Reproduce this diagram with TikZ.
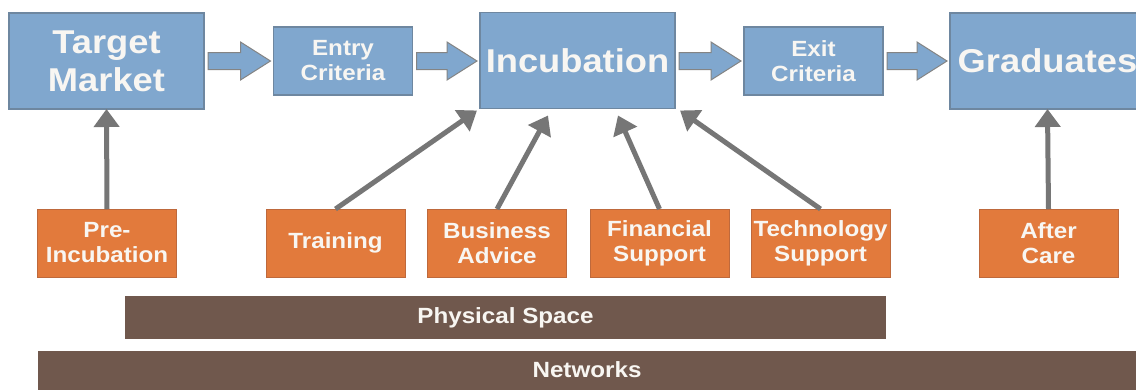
\documentclass[tikz,border=0pt]{standalone}
\usepackage{fontspec}
\setmainfont{Liberation Sans}[FakeStretch=1.1]
\usetikzlibrary{arrows.meta,calc}
\definecolor{bluebox}{RGB}{128,167,206}
\definecolor{blueedge}{RGB}{110,135,160}
\definecolor{orangebox}{RGB}{226,122,60}
\definecolor{orangeedge}{RGB}{190,105,60}
\definecolor{brownbar}{RGB}{112,88,77}
\definecolor{grayarrow}{RGB}{118,118,118}
\definecolor{txtw}{RGB}{248,246,242}
\begin{document}
\begin{tikzpicture}[x=1pt,y=-1pt,
  bigbox/.style={draw=blueedge,line width=1.2pt,fill=bluebox,inner sep=0pt,outer sep=0pt,
    minimum width=195pt,minimum height=96pt,text=txtw,align=center,
    font=\bfseries\fontsize{33}{38}\selectfont},
  critbox/.style={draw=blueedge,line width=1.2pt,fill=bluebox,inner sep=0pt,outer sep=0pt,
    minimum width=139pt,minimum height=68pt,text=txtw,align=center,
    font=\bfseries\fontsize{22}{25}\selectfont},
  servbox/.style={draw=orangeedge,line width=0.8pt,fill=orangebox,inner sep=0pt,outer sep=0pt,
    minimum width=139pt,minimum height=68pt,text=txtw,align=center,
    font=\bfseries\fontsize{22}{25}\selectfont},
  barbox/.style={fill=brownbar,inner sep=0pt,outer sep=0pt,text=txtw,
    font=\bfseries\fontsize{22}{25}\selectfont},
  feed/.style={draw=grayarrow,line width=5pt,-{Triangle[width=25pt,length=18pt]}},
  barrow/.style={draw=grayarrow!90,line width=1pt,fill=bluebox,line join=miter}
]
\useasboundingbox (0,0) rectangle (1136,389);
\fill[white] (0,0) rectangle (1136,389);

% main flow
\node[bigbox] (tm) at (106.5,61) {Target\\Market};
\node[critbox] (ec) at (343,61) {Entry\\Criteria};
\node[bigbox] (inc) at (577.5,60.5) {Incubation};
\node[critbox] (xc) at (813.5,61) {Exit\\Criteria};
\node[bigbox] (gr) at (1047.5,61) {Graduates};

% support services
\node[servbox] (pre) at (107,243) {Pre-\\Incubation};
\node[servbox] (tr) at (335.5,243) {Training};
\node[servbox] (ba) at (497,243) {Business\\Advice};
\node[servbox] (fs) at (659.5,243) {Financial\\Support};
\node[servbox] (ts) at (820.5,243) {Technology\\Support};
\node[servbox] (ac) at (1048.5,243) {After\\Care};

% bars
\node[barbox,minimum width=761pt,minimum height=43pt] (ps) at (505.5,317.5) {Physical Space};
\node[barbox,minimum width=1110pt,minimum height=40pt] (nw) at (593,371) {};
\node[text=txtw,font=\bfseries\fontsize{22}{25}\selectfont] (nwt) at (587,370) {Networks};

% block arrows between flow boxes
\foreach \a/\b in {tm/ec,ec/inc,inc/xc,xc/gr}{
  \draw[barrow] let \p1=(\a.east), \p2=(\b.west) in
    (\x1+4pt,61pt*-1+8.5pt) -- (\x2-33pt,61pt*-1+8.5pt) -- (\x2-33pt,61pt*-1+19pt)
    -- (\x2-3pt,61pt*-1) -- (\x2-33pt,61pt*-1-19pt) -- (\x2-33pt,61pt*-1-8.5pt)
    -- (\x1+4pt,61pt*-1-8.5pt) -- cycle;
}

% feed-in connectors
\coordinate (iTr) at ($(inc.south west)+(-3,2)$);
\coordinate (iBa) at ($(inc.south west)+(68,7)$);
\coordinate (iFs) at ($(inc.south west)+(138,7)$);
\coordinate (iTs) at ($(inc.south east)+(5,2)$);
\draw[feed] (pre.north) -- (tm.south);
\draw[feed] (tr.north) -- (iTr);
\draw[feed] (ba.north) -- (iBa);
\draw[feed] (fs.north) -- (iFs);
\draw[feed] (ts.north) -- (iTs);
\draw[feed] (ac.north) -- (gr.south);
\end{tikzpicture}
\end{document}
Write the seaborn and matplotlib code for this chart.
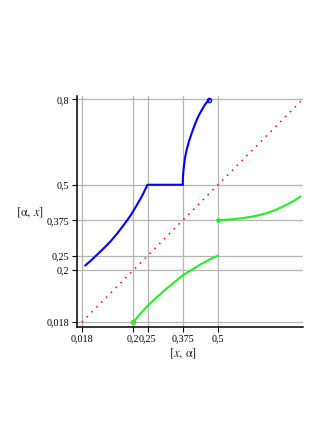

##############################

WHAT IS BEING ASKED
Copy the listing exactly. Any image in it stays out of the copy.

SOLUTION FOR THIS TASK
Reproduce this diagram with TikZ.
\documentclass[tikz,border=0pt]{standalone}
\usepackage{fontspec}
\setmainfont{Liberation Sans}[FakeStretch=1.1]
\usetikzlibrary{arrows.meta,calc}
\definecolor{bluebox}{RGB}{128,167,206}
\definecolor{blueedge}{RGB}{110,135,160}
\definecolor{orangebox}{RGB}{226,122,60}
\definecolor{orangeedge}{RGB}{190,105,60}
\definecolor{brownbar}{RGB}{112,88,77}
\definecolor{grayarrow}{RGB}{118,118,118}
\definecolor{txtw}{RGB}{248,246,242}
\begin{document}
\begin{tikzpicture}[x=1pt,y=-1pt,
  bigbox/.style={draw=blueedge,line width=1.2pt,fill=bluebox,inner sep=0pt,outer sep=0pt,
    minimum width=195pt,minimum height=96pt,text=txtw,align=center,
    font=\bfseries\fontsize{33}{38}\selectfont},
  critbox/.style={draw=blueedge,line width=1.2pt,fill=bluebox,inner sep=0pt,outer sep=0pt,
    minimum width=139pt,minimum height=68pt,text=txtw,align=center,
    font=\bfseries\fontsize{22}{25}\selectfont},
  servbox/.style={draw=orangeedge,line width=0.8pt,fill=orangebox,inner sep=0pt,outer sep=0pt,
    minimum width=139pt,minimum height=68pt,text=txtw,align=center,
    font=\bfseries\fontsize{22}{25}\selectfont},
  barbox/.style={fill=brownbar,inner sep=0pt,outer sep=0pt,text=txtw,
    font=\bfseries\fontsize{22}{25}\selectfont},
  feed/.style={draw=grayarrow,line width=5pt,-{Triangle[width=25pt,length=18pt]}},
  barrow/.style={draw=grayarrow!90,line width=1pt,fill=bluebox,line join=miter}
]
\useasboundingbox (0,0) rectangle (1136,389);
\fill[white] (0,0) rectangle (1136,389);

% main flow
\node[bigbox] (tm) at (106.5,61) {Target\\Market};
\node[critbox] (ec) at (343,61) {Entry\\Criteria};
\node[bigbox] (inc) at (577.5,60.5) {Incubation};
\node[critbox] (xc) at (813.5,61) {Exit\\Criteria};
\node[bigbox] (gr) at (1047.5,61) {Graduates};

% support services
\node[servbox] (pre) at (107,243) {Pre-\\Incubation};
\node[servbox] (tr) at (335.5,243) {Training};
\node[servbox] (ba) at (497,243) {Business\\Advice};
\node[servbox] (fs) at (659.5,243) {Financial\\Support};
\node[servbox] (ts) at (820.5,243) {Technology\\Support};
\node[servbox] (ac) at (1048.5,243) {After\\Care};

% bars
\node[barbox,minimum width=761pt,minimum height=43pt] (ps) at (505.5,317.5) {Physical Space};
\node[barbox,minimum width=1110pt,minimum height=40pt] (nw) at (593,371) {};
\node[text=txtw,font=\bfseries\fontsize{22}{25}\selectfont] (nwt) at (587,370) {Networks};

% block arrows between flow boxes
\foreach \a/\b in {tm/ec,ec/inc,inc/xc,xc/gr}{
  \draw[barrow] let \p1=(\a.east), \p2=(\b.west) in
    (\x1+4pt,61pt*-1+8.5pt) -- (\x2-33pt,61pt*-1+8.5pt) -- (\x2-33pt,61pt*-1+19pt)
    -- (\x2-3pt,61pt*-1) -- (\x2-33pt,61pt*-1-19pt) -- (\x2-33pt,61pt*-1-8.5pt)
    -- (\x1+4pt,61pt*-1-8.5pt) -- cycle;
}

% feed-in connectors
\coordinate (iTr) at ($(inc.south west)+(-3,2)$);
\coordinate (iBa) at ($(inc.south west)+(68,7)$);
\coordinate (iFs) at ($(inc.south west)+(138,7)$);
\coordinate (iTs) at ($(inc.south east)+(5,2)$);
\draw[feed] (pre.north) -- (tm.south);
\draw[feed] (tr.north) -- (iTr);
\draw[feed] (ba.north) -- (iBa);
\draw[feed] (fs.north) -- (iFs);
\draw[feed] (ts.north) -- (iTs);
\draw[feed] (ac.north) -- (gr.south);
\end{tikzpicture}
\end{document}
Write the seaborn and matplotlib code for this chart.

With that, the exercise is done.